I adjusted mysql config but it didn't help: https://github.com/wasya-co/docker_drupal/blob/0.0.0/docker-compose.yml-template#L36
As I am also switching cloud providers around, I took another look at AWS, and they didn't perform well. So let me get this straight: AWS basic monitoring does not include memory? They don't monitor memory usage? But they track "metadata no token" which is unused, I never heart of such a thing and it sits at zero. And they track... CPU credit usage... AND CPU credit balance, apparently? :thinking: I'm just renting a compute node from them, I don't want no credits. And so my CPU utilization hit 100% once but stays at 25%, while credits go up and down and my node runs out of memory... So what they're saying is that I'm too shallow to understand this and I need a devops professional to take care of my very complicated needs? Or maybe, I think they want me to be a full-time AWS devops expert on my own, since this is obviously so important? Or maybe I can marry one, to bring it in-house. I don't want to be too critical here but their tooltip section on what CPU credits are just goes off into dark woods and spends page after page on things that are useless. This isn't dungeons and dragons (no offence). I don't need this to look like taxes with their own little versin of hell. What on earth makes them think I'd waste my time on any of this, on collecting merit badges and little CPU credits which I don't even know if they're giving me something or taking it from me, and the utilization is never at 100% so you tell me how it makes any sense. Screenshot attached:

As a side note. I'm spending more on compute than you spend on rent, and I have very little to show for it. No wonder everyone sits on monopolist social networks and noone has their own infra: it gets very complicated! At every scale level, there are unique challenges, and addressing the previous challenge doesn't help you with the next one, not much, and all you do is spin and struggle just to keep the lights on. Profit, revenue are distant dreams, but overheating, out-of-memory and other errors are very real. So yes, I can see how someone would pay five bucks to google, and give them their soul - just so they don't have to deal with this.
~ * ~ * ~ * ~
Moving on, I wanted to see if a 4Gb node on digital ocean would work better than an equivalent on aws. I have already written the deployment automation, so I should be able to just point it at a machine from a different provider, and it should work.

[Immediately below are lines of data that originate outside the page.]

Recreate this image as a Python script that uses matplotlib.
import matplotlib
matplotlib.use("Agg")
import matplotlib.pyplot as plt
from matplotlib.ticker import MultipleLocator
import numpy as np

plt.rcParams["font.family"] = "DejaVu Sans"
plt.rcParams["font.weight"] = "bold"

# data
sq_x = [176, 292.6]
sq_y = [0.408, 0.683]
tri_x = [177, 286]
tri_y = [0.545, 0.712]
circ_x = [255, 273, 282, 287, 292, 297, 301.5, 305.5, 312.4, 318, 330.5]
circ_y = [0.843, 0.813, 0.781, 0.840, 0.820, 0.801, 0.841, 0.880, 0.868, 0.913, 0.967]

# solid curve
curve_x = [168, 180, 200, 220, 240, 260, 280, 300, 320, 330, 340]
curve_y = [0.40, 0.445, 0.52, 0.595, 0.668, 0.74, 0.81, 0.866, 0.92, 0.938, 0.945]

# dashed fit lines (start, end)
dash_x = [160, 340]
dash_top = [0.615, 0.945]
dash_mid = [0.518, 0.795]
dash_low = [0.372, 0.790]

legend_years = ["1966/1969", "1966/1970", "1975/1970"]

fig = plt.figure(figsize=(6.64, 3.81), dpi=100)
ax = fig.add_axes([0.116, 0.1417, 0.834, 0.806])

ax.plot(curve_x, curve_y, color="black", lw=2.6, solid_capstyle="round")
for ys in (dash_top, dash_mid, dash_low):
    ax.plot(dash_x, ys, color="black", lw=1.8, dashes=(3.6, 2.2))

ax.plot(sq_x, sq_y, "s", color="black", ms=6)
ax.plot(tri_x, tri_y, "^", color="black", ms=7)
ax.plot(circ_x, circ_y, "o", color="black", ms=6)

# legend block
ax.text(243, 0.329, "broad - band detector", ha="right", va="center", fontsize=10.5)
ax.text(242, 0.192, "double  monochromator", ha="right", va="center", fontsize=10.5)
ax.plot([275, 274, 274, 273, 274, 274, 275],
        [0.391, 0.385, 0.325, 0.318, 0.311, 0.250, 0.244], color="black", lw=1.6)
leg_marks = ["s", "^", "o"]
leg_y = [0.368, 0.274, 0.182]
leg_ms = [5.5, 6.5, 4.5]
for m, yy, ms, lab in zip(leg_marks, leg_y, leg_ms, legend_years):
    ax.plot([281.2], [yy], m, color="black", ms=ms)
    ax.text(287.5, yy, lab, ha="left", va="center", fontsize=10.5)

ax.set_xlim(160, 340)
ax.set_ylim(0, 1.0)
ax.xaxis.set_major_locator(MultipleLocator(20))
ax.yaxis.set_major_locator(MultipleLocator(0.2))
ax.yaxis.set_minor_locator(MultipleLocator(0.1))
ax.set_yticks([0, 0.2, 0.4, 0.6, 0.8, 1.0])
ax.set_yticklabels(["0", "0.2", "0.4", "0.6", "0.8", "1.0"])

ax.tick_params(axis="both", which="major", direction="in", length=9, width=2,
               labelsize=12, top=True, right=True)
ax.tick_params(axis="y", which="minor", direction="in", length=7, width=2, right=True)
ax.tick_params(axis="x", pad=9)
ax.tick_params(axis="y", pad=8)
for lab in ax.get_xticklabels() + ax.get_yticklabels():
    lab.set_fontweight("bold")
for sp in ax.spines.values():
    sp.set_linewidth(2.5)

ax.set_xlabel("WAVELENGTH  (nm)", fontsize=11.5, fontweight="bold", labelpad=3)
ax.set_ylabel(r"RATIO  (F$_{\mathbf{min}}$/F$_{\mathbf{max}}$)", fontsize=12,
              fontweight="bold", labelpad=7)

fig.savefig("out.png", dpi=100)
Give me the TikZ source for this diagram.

One of the decisions with AWS that I took is, I used root user instead of their ubuntu user. My automation was getting all tangled up in usernames and lack of permissions, so I switched to root without sudo. Coincidentally, this makes my automation immediately portable between aws and digital ocean.
The playbook for bringing up a drupal site for me looks like this: https://github.com/wasya-co/wasya_co_ansible/blob/0.0.0/playbooks/setup_all_drupal_site.yml
I rebuilt the site on a new machine with 4Gb of RAM - let's see if it stays up at least a day. The next step after that will be to aggressively cache rendered html.